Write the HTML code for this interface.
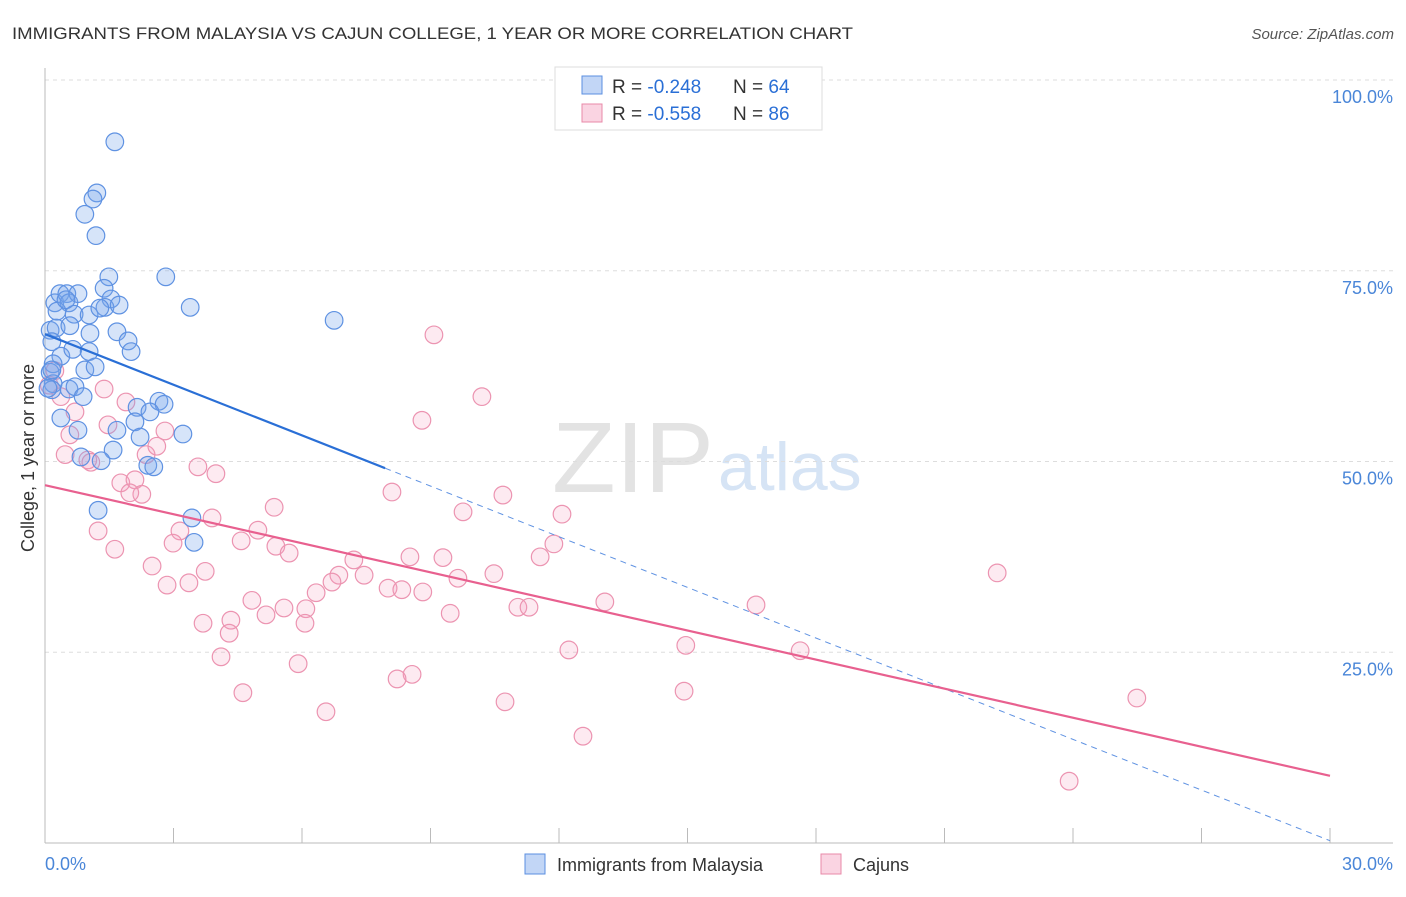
<!DOCTYPE html>
<html><head><meta charset="utf-8"><style>
body{margin:0;background:#fff;font-family:"Liberation Sans",sans-serif;}
svg text{font-family:"Liberation Sans",sans-serif;}
</style></head><body>
<svg id="chart" width="1406" height="892" xmlns="http://www.w3.org/2000/svg">
<text x="12" y="39" font-size="17" fill="#333" textLength="841" lengthAdjust="spacingAndGlyphs">IMMIGRANTS FROM MALAYSIA VS CAJUN COLLEGE, 1 YEAR OR MORE CORRELATION CHART</text>
<text x="1394" y="39" font-size="15" fill="#555" font-style="italic" text-anchor="end">Source: ZipAtlas.com</text>
<text x="552" y="492" font-size="100" fill="#e3e3e3" font-family="Liberation Serif" textLength="162" lengthAdjust="spacingAndGlyphs">ZIP</text>
<text x="718" y="490" font-size="68" fill="#d6e4f5">atlas</text>
<g id="grid"></g>
<g id="axes"></g>
<g id="marks"></g>
<text transform="translate(34,458) rotate(-90)" font-size="18" fill="#333" text-anchor="middle">College, 1 year or more</text>
<g>
<rect x="555" y="67" width="267" height="63" fill="#fff" stroke="#ddd"/>
<rect x="582" y="76" width="20" height="18" fill="rgba(120,165,235,0.45)" stroke="#5b8fe0"/>
<rect x="582" y="104" width="20" height="18" fill="rgba(245,160,190,0.45)" stroke="#e88aa8"/>
<text x="612" y="93" font-size="19" fill="#333">R = <tspan fill="#2a6fd6">-0.248</tspan></text>
<text x="733" y="93" font-size="19" fill="#333">N = <tspan fill="#2a6fd6">64</tspan></text>
<text x="612" y="120" font-size="19" fill="#333">R = <tspan fill="#2a6fd6">-0.558</tspan></text>
<text x="733" y="120" font-size="19" fill="#333">N = <tspan fill="#2a6fd6">86</tspan></text>
</g>
<g>
<rect x="525" y="854" width="20" height="20" fill="rgba(120,165,235,0.45)" stroke="#5b8fe0"/>
<text x="557" y="871" font-size="18" fill="#333">Immigrants from Malaysia</text>
<rect x="821" y="854" width="20" height="20" fill="rgba(245,160,190,0.45)" stroke="#e88aa8"/>
<text x="853" y="871" font-size="18" fill="#333">Cajuns</text>
</g>
</svg>
<script>
const blueX=[1.63,1.21,1.12,0.93,1.19,1.49,2.82,1.38,1.54,1.40,1.73,3.39,0.23,0.35,0.51,0.56,0.77,0.28,0.68,1.03,6.75,0.12,0.26,0.58,1.05,1.68,1.94,0.16,0.37,0.65,1.03,2.01,0.19,0.93,1.17,0.12,0.19,0.56,0.70,0.89,0.16,0.37,0.77,1.68,2.15,2.66,2.78,2.45,2.10,2.22,3.22,1.59,0.84,1.31,2.40,2.54,1.24,3.43,3.48,0.07,0.49,1.28,0.16];
const blueY=[91.9,85.2,84.4,82.4,79.6,74.2,74.2,72.7,71.3,70.2,70.5,70.2,70.8,72.0,72.0,70.8,72.0,69.7,69.3,69.2,68.5,67.2,67.5,67.8,66.8,67.0,65.8,65.7,63.8,64.7,64.4,64.4,62.8,62.0,62.4,61.7,60.2,59.5,59.8,58.5,59.4,55.7,54.1,54.1,57.1,57.9,57.5,56.5,55.2,53.2,53.6,51.5,50.6,50.1,49.5,49.3,43.6,42.6,39.4,59.6,71.2,70.1,62.0];
const pinkX=[9.08,10.20,8.80,1.38,0.23,0.37,0.70,1.89,1.47,0.58,2.80,0.47,1.00,1.07,2.36,2.61,3.57,3.99,1.77,2.10,2.26,1.98,8.10,10.69,9.76,12.07,5.35,3.90,1.24,3.15,2.99,4.97,4.58,5.39,5.70,11.88,11.56,8.52,9.29,7.21,1.63,2.50,3.74,2.85,3.36,6.86,7.45,6.70,6.33,8.01,8.33,8.82,9.64,10.48,4.83,6.09,5.58,13.07,16.60,11.04,11.30,9.46,5.16,3.69,4.34,4.30,6.07,22.23,12.23,14.96,17.63,4.11,5.91,8.57,8.22,4.62,14.92,25.49,6.56,10.74,12.56,23.91,0.1];
const pinkY=[66.6,58.5,55.4,59.5,61.9,58.5,56.5,57.8,54.8,53.5,54.0,50.9,50.2,49.9,50.9,52.0,49.3,48.4,47.2,47.6,45.7,45.9,46.0,45.6,43.4,43.1,44.0,42.6,40.9,40.9,39.3,41.0,39.6,38.9,38.0,39.2,37.5,37.5,37.4,37.1,38.5,36.3,35.6,33.8,34.1,35.1,35.1,34.2,32.8,33.4,33.2,32.9,34.7,35.3,31.8,30.7,30.8,31.6,31.2,30.9,30.9,30.1,29.9,28.8,29.2,27.5,28.8,35.4,25.3,25.9,25.2,24.4,23.5,22.1,21.5,19.7,19.9,19.0,17.2,18.5,14.0,8.1,60.0];
const blueTrend=[66.7,0.3];
const blueSolidEnd=7.94;
const pinkTrend=[46.9,8.8];
const xTickLabels=["0.0%","30.0%"];
const yTicks=[25,50,75,100];
const yTickLabels=["25.0%","50.0%","75.0%","100.0%"];

const NS="http://www.w3.org/2000/svg";
const X=v=>45+v/30*1285, Y=v=>843-v/100*763;
function mk(tag,attrs,parent){const e=document.createElementNS(NS,tag);for(const k in attrs)e.setAttribute(k,attrs[k]);parent.appendChild(e);return e;}
const grid=document.getElementById('grid'),axes=document.getElementById('axes'),marks=document.getElementById('marks');
yTicks.forEach((t,i)=>{
  const l=mk('line',{x1:45,x2:1393,y1:Y(t),y2:Y(t),stroke:'#ddd','stroke-dasharray':'4,4'},grid);
  
  
  const tx=mk('text',{x:1393,y:Y(t)+23,'font-size':18,fill:'#4a86d8','text-anchor':'end'},axes);
  tx.textContent=yTickLabels[i];
  
  
});
mk('line',{x1:45,x2:45,y1:68,y2:843,stroke:'#bbb'},axes);
mk('line',{x1:45,x2:1393,y1:843,y2:843,stroke:'#bbb'},axes);
for(let i=1;i<=10;i++){const t=mk('line',{x1:X(i*3),x2:X(i*3),y1:828,y2:843,stroke:'#bbb'},axes);
  
  }
const xl0=mk('text',{x:45,y:870,'font-size':18,fill:'#4a86d8'},axes);xl0.textContent=xTickLabels[0];


const xl1=mk('text',{x:1393,y:870,'font-size':18,fill:'#4a86d8','text-anchor':'end'},axes);xl1.textContent=xTickLabels[1];



pinkX.forEach((x,i)=>{const c=mk('circle',{cx:X(x),cy:Y(pinkY[i]),r:8.8,fill:'rgba(245,160,190,0.22)',stroke:'#ec94b1','stroke-width':1.2},marks);
  
  });
blueX.forEach((x,i)=>{const c=mk('circle',{cx:X(x),cy:Y(blueY[i]),r:8.8,fill:'rgba(120,165,235,0.3)',stroke:'#5f92e2','stroke-width':1.2},marks);
  
  });
const by=x=>blueTrend[0]+(blueTrend[1]-blueTrend[0])*x/30;
const bl=mk('line',{x1:X(0),y1:Y(by(0)),x2:X(blueSolidEnd),y2:Y(by(blueSolidEnd)),stroke:'#2a6fd6','stroke-width':2.2},marks);


const bd=mk('line',{x1:X(blueSolidEnd),y1:Y(by(blueSolidEnd)),x2:X(30),y2:Y(by(30)),stroke:'#5f92e2','stroke-width':1,'stroke-dasharray':'6,5'},marks);


const pl=mk('line',{x1:X(0),y1:Y(pinkTrend[0]),x2:X(30),y2:Y(pinkTrend[1]),stroke:'#e8608f','stroke-width':2.2},marks);


</script>
</body></html>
++++
Reproduce the whole listing above word for word, but not its pictures.

» RIGHT ANSWER:
Write the HTML code for this interface.
<!DOCTYPE html>
<html><head><meta charset="utf-8"><style>
body{margin:0;background:#fff;font-family:"Liberation Sans",sans-serif;}
svg text{font-family:"Liberation Sans",sans-serif;}
</style></head><body>
<svg id="chart" width="1406" height="892" xmlns="http://www.w3.org/2000/svg">
<text x="12" y="39" font-size="17" fill="#333" textLength="841" lengthAdjust="spacingAndGlyphs">IMMIGRANTS FROM MALAYSIA VS CAJUN COLLEGE, 1 YEAR OR MORE CORRELATION CHART</text>
<text x="1394" y="39" font-size="15" fill="#555" font-style="italic" text-anchor="end">Source: ZipAtlas.com</text>
<text x="552" y="492" font-size="100" fill="#e3e3e3" font-family="Liberation Serif" textLength="162" lengthAdjust="spacingAndGlyphs">ZIP</text>
<text x="718" y="490" font-size="68" fill="#d6e4f5">atlas</text>
<g id="grid"></g>
<g id="axes"></g>
<g id="marks"></g>
<text transform="translate(34,458) rotate(-90)" font-size="18" fill="#333" text-anchor="middle">College, 1 year or more</text>
<g>
<rect x="555" y="67" width="267" height="63" fill="#fff" stroke="#ddd"/>
<rect x="582" y="76" width="20" height="18" fill="rgba(120,165,235,0.45)" stroke="#5b8fe0"/>
<rect x="582" y="104" width="20" height="18" fill="rgba(245,160,190,0.45)" stroke="#e88aa8"/>
<text x="612" y="93" font-size="19" fill="#333">R = <tspan fill="#2a6fd6">-0.248</tspan></text>
<text x="733" y="93" font-size="19" fill="#333">N = <tspan fill="#2a6fd6">64</tspan></text>
<text x="612" y="120" font-size="19" fill="#333">R = <tspan fill="#2a6fd6">-0.558</tspan></text>
<text x="733" y="120" font-size="19" fill="#333">N = <tspan fill="#2a6fd6">86</tspan></text>
</g>
<g>
<rect x="525" y="854" width="20" height="20" fill="rgba(120,165,235,0.45)" stroke="#5b8fe0"/>
<text x="557" y="871" font-size="18" fill="#333">Immigrants from Malaysia</text>
<rect x="821" y="854" width="20" height="20" fill="rgba(245,160,190,0.45)" stroke="#e88aa8"/>
<text x="853" y="871" font-size="18" fill="#333">Cajuns</text>
</g>
</svg>
<script>
const blueX=[1.63,1.21,1.12,0.93,1.19,1.49,2.82,1.38,1.54,1.40,1.73,3.39,0.23,0.35,0.51,0.56,0.77,0.28,0.68,1.03,6.75,0.12,0.26,0.58,1.05,1.68,1.94,0.16,0.37,0.65,1.03,2.01,0.19,0.93,1.17,0.12,0.19,0.56,0.70,0.89,0.16,0.37,0.77,1.68,2.15,2.66,2.78,2.45,2.10,2.22,3.22,1.59,0.84,1.31,2.40,2.54,1.24,3.43,3.48,0.07,0.49,1.28,0.16];
const blueY=[91.9,85.2,84.4,82.4,79.6,74.2,74.2,72.7,71.3,70.2,70.5,70.2,70.8,72.0,72.0,70.8,72.0,69.7,69.3,69.2,68.5,67.2,67.5,67.8,66.8,67.0,65.8,65.7,63.8,64.7,64.4,64.4,62.8,62.0,62.4,61.7,60.2,59.5,59.8,58.5,59.4,55.7,54.1,54.1,57.1,57.9,57.5,56.5,55.2,53.2,53.6,51.5,50.6,50.1,49.5,49.3,43.6,42.6,39.4,59.6,71.2,70.1,62.0];
const pinkX=[9.08,10.20,8.80,1.38,0.23,0.37,0.70,1.89,1.47,0.58,2.80,0.47,1.00,1.07,2.36,2.61,3.57,3.99,1.77,2.10,2.26,1.98,8.10,10.69,9.76,12.07,5.35,3.90,1.24,3.15,2.99,4.97,4.58,5.39,5.70,11.88,11.56,8.52,9.29,7.21,1.63,2.50,3.74,2.85,3.36,6.86,7.45,6.70,6.33,8.01,8.33,8.82,9.64,10.48,4.83,6.09,5.58,13.07,16.60,11.04,11.30,9.46,5.16,3.69,4.34,4.30,6.07,22.23,12.23,14.96,17.63,4.11,5.91,8.57,8.22,4.62,14.92,25.49,6.56,10.74,12.56,23.91,0.1];
const pinkY=[66.6,58.5,55.4,59.5,61.9,58.5,56.5,57.8,54.8,53.5,54.0,50.9,50.2,49.9,50.9,52.0,49.3,48.4,47.2,47.6,45.7,45.9,46.0,45.6,43.4,43.1,44.0,42.6,40.9,40.9,39.3,41.0,39.6,38.9,38.0,39.2,37.5,37.5,37.4,37.1,38.5,36.3,35.6,33.8,34.1,35.1,35.1,34.2,32.8,33.4,33.2,32.9,34.7,35.3,31.8,30.7,30.8,31.6,31.2,30.9,30.9,30.1,29.9,28.8,29.2,27.5,28.8,35.4,25.3,25.9,25.2,24.4,23.5,22.1,21.5,19.7,19.9,19.0,17.2,18.5,14.0,8.1,60.0];
const blueTrend=[66.7,0.3];
const blueSolidEnd=7.94;
const pinkTrend=[46.9,8.8];
const xTickLabels=["0.0%","30.0%"];
const yTicks=[25,50,75,100];
const yTickLabels=["25.0%","50.0%","75.0%","100.0%"];

const NS="http://www.w3.org/2000/svg";
const X=v=>45+v/30*1285, Y=v=>843-v/100*763;
function mk(tag,attrs,parent){const e=document.createElementNS(NS,tag);for(const k in attrs)e.setAttribute(k,attrs[k]);parent.appendChild(e);return e;}
const grid=document.getElementById('grid'),axes=document.getElementById('axes'),marks=document.getElementById('marks');
yTicks.forEach((t,i)=>{
  const l=mk('line',{x1:45,x2:1393,y1:Y(t),y2:Y(t),stroke:'#ddd','stroke-dasharray':'4,4'},grid);
  
  
  const tx=mk('text',{x:1393,y:Y(t)+23,'font-size':18,fill:'#4a86d8','text-anchor':'end'},axes);
  tx.textContent=yTickLabels[i];
  
  
});
mk('line',{x1:45,x2:45,y1:68,y2:843,stroke:'#bbb'},axes);
mk('line',{x1:45,x2:1393,y1:843,y2:843,stroke:'#bbb'},axes);
for(let i=1;i<=10;i++){const t=mk('line',{x1:X(i*3),x2:X(i*3),y1:828,y2:843,stroke:'#bbb'},axes);
  
  }
const xl0=mk('text',{x:45,y:870,'font-size':18,fill:'#4a86d8'},axes);xl0.textContent=xTickLabels[0];


const xl1=mk('text',{x:1393,y:870,'font-size':18,fill:'#4a86d8','text-anchor':'end'},axes);xl1.textContent=xTickLabels[1];



pinkX.forEach((x,i)=>{const c=mk('circle',{cx:X(x),cy:Y(pinkY[i]),r:8.8,fill:'rgba(245,160,190,0.22)',stroke:'#ec94b1','stroke-width':1.2},marks);
  
  });
blueX.forEach((x,i)=>{const c=mk('circle',{cx:X(x),cy:Y(blueY[i]),r:8.8,fill:'rgba(120,165,235,0.3)',stroke:'#5f92e2','stroke-width':1.2},marks);
  
  });
const by=x=>blueTrend[0]+(blueTrend[1]-blueTrend[0])*x/30;
const bl=mk('line',{x1:X(0),y1:Y(by(0)),x2:X(blueSolidEnd),y2:Y(by(blueSolidEnd)),stroke:'#2a6fd6','stroke-width':2.2},marks);


const bd=mk('line',{x1:X(blueSolidEnd),y1:Y(by(blueSolidEnd)),x2:X(30),y2:Y(by(30)),stroke:'#5f92e2','stroke-width':1,'stroke-dasharray':'6,5'},marks);


const pl=mk('line',{x1:X(0),y1:Y(pinkTrend[0]),x2:X(30),y2:Y(pinkTrend[1]),stroke:'#e8608f','stroke-width':2.2},marks);


</script>
</body></html>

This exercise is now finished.